O presidente da Câmara, deputado Arthur Lira (PP/AL), pode colocar o texto original do deputado Paulo Teixeira (PT/SP) para a votação. O senhor não teme?
De fato, tecnicamente o texto original pode voltar à pauta e ser colocado em votação. Mas a análise política feita por deputados que eu conversei é de que nós devemos permanecer vigilantes, mas que a probabilidade de o texto original vir é muito pequena. Porque o texto original é pesado, denso, muito pior. O texto original é praticamente um tiro de morte no Ministério Público. Então, se o presidente Lira não conseguiu os 308 votos num substitutivo que havia incorporado alguns avanços, menos ainda vai conseguir com o texto original.

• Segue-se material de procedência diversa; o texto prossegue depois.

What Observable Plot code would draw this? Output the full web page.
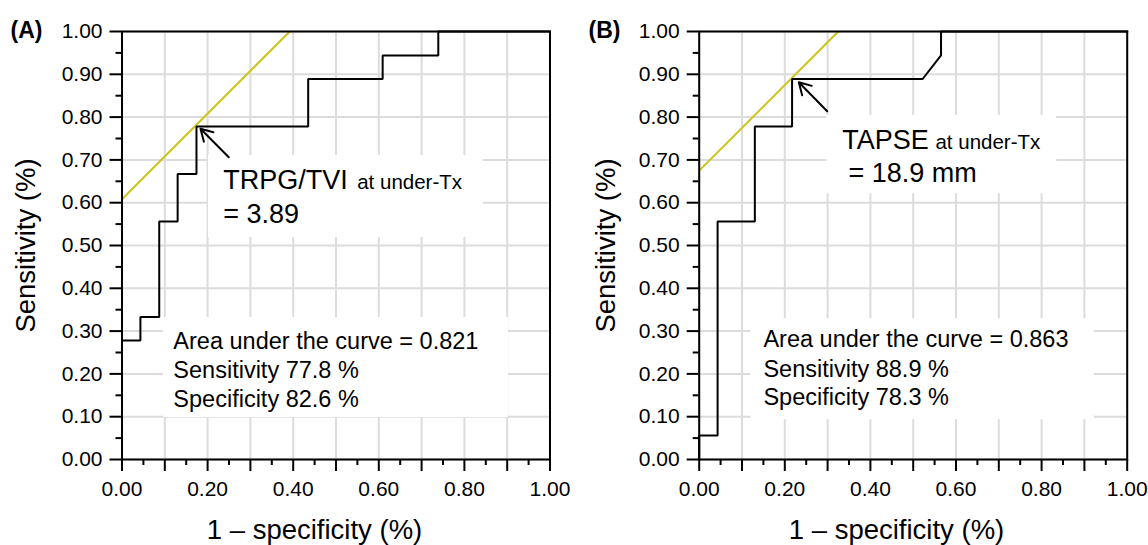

“O MP não é contrário à edição de um Código de Ética. As críticas são importantes para o aperfeiçoamento da instituição”
Qual a sua avaliação da atuação da bancada federal catarinense?
Eu só tenho a agradecer a atuação da bancada catarinense. Todos os deputados que eu conversei, e eu conversei com todos eles, ou contribuíram para o aperfeiçoamento do texto original, com avanços que já estavam consolidados no substitutivo, ou foram fundamentais pela rejeição da matéria. Neste processo não cabe a gente julgar a atitude de um ou outro parlamentar porque votou seguindo a orientação da sua bancada. O que posso testemunhar durante todos esses dias que eu passei em Brasília é que as portas de todos os deputados estavam abertas. Cada um, dentro de suas possibilidades, nos ajudou a construir o resultado. Eu quero deixar claro a importância da bancada catarinense, que num quadro comparativo com o restante do Brasil teve um desempenho sensacional pela rejeição da PEC 05 ou pelo aperfeiçoamento do texto substitutivo.
Os defensores da PEC criticaram o fato de o MP não ter seu Código de Ética. Como o senhor recebe essas críticas?
As críticas são importantes para a gente poder aperfeiçoar a instituição. Não existe nenhuma instituição que não possa ser aperfeiçoada. Agora, a depender da dose, da carga que se imprime nessa medida, se pode destruir essa instituição. Quero deixar claro, o Ministério Público não é contrário à edição de um Código de Ética. Mas cada lei orgânica de cada Ministério Público já tem o seu Código de Ética, já tem o seu regime disciplinar definido. Se nós pegarmos os resultados de todas as corregedorias de cada um dos MPs da Federação, mais o resultado da corregedoria nacional nós vamos perceber que o MP corta na própria carne. Com medidas rigorosas como a pena de demissão. Na semana passada o CNMP acabou chegando a esse resultado, é um processo disciplinar. Então, em primeiro lugar, é preciso deixar claro: 1) O Ministério Público tem que manter a simetria com o Conselho Nacional de Justiça. 2) Somos favoráveis à edição de um Código de Ética. Mas defendemos, assim como ocorre com qualquer outra instituição, que o corregedor do Ministério Público seja eleito pelo conjunto dos conselheiros do CNMP. Não admitimos a interferência política e a interferência política justamente dessa ferramenta, desse instrumento de controle e fiscalização da atuação dos promotores. Nós não queremos privilégios, recebemos todas essas críticas que foram feitas. Há excessos, sim, há excessos e nós vamos continuar punindo esses excessos. O que não podemos é, a pretexto de aperfeiçoar o MP, ter retrocessos que nos colocariam numa situação extremamente frágil e vulnerável no processo de convívio democrático com as demais instituições.